Storage profile of deep learning training

Thank you for your feedback!

The storage I/O profile of the training benchmark is relatively simple. From the perspective of the storage subsystem, a 1.41 GB TFRecord file is opened and read sequentially in its entirety from beginning to end. Multiple TFRecord files are read concurrently. The order in which files are opened is effectively random. As measured using the Linux lsof (list open files) command, a four-GPU compute node reads 120 files concurrently (30 files per GPU). Four such compute nodes would read 480 files concurrently.
If the images/sec throughput is known, the required storage throughput can be calculated easily by multiplying by the average image size of 113 KB. For instance, 1000 images/sec * 113 KB/image = 113 MB/sec.
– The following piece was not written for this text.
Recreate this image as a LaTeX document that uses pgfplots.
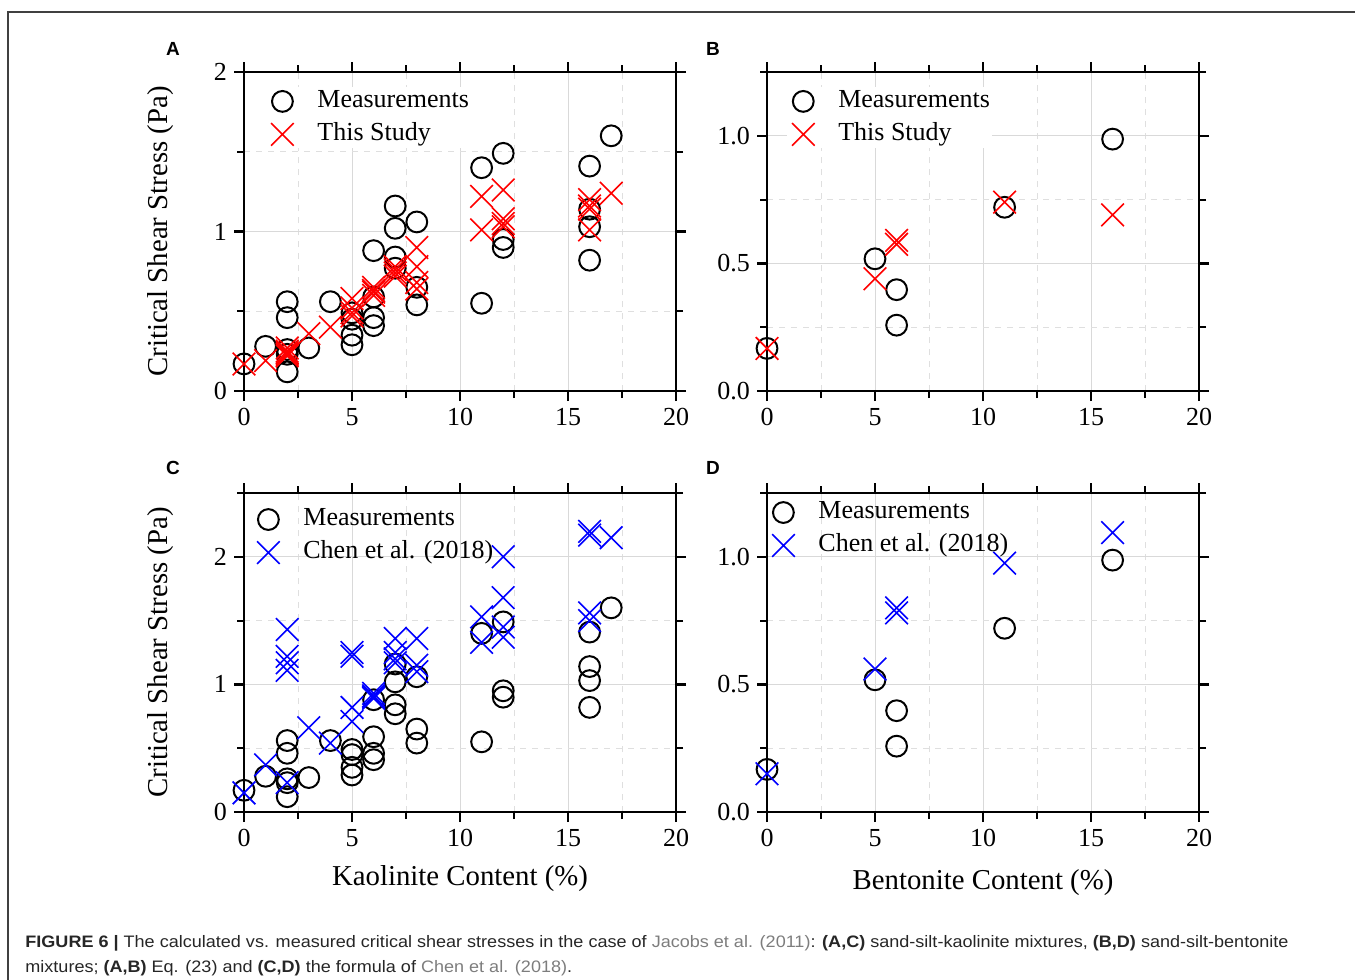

Of course, this does not account for caching at the compute nodes or Isilon nodes which would reduce the required disk throughput.
Another aspect that should be considered when designing deep learning infrastructure is the generation of the TFRecord files. Although this is not part of the TensorFlow CNN benchmark results, it is a very I/O intensive operation and it must be performed before training can begin. To generate the TFRecord files, the directories with the individual JPEG images are listed, file names are ordered randomly, and then multiple processes read these JPEG files while writing TFRecord files. This can be effectively parallelized across multiple compute nodes with MPI or other parallel computing frameworks.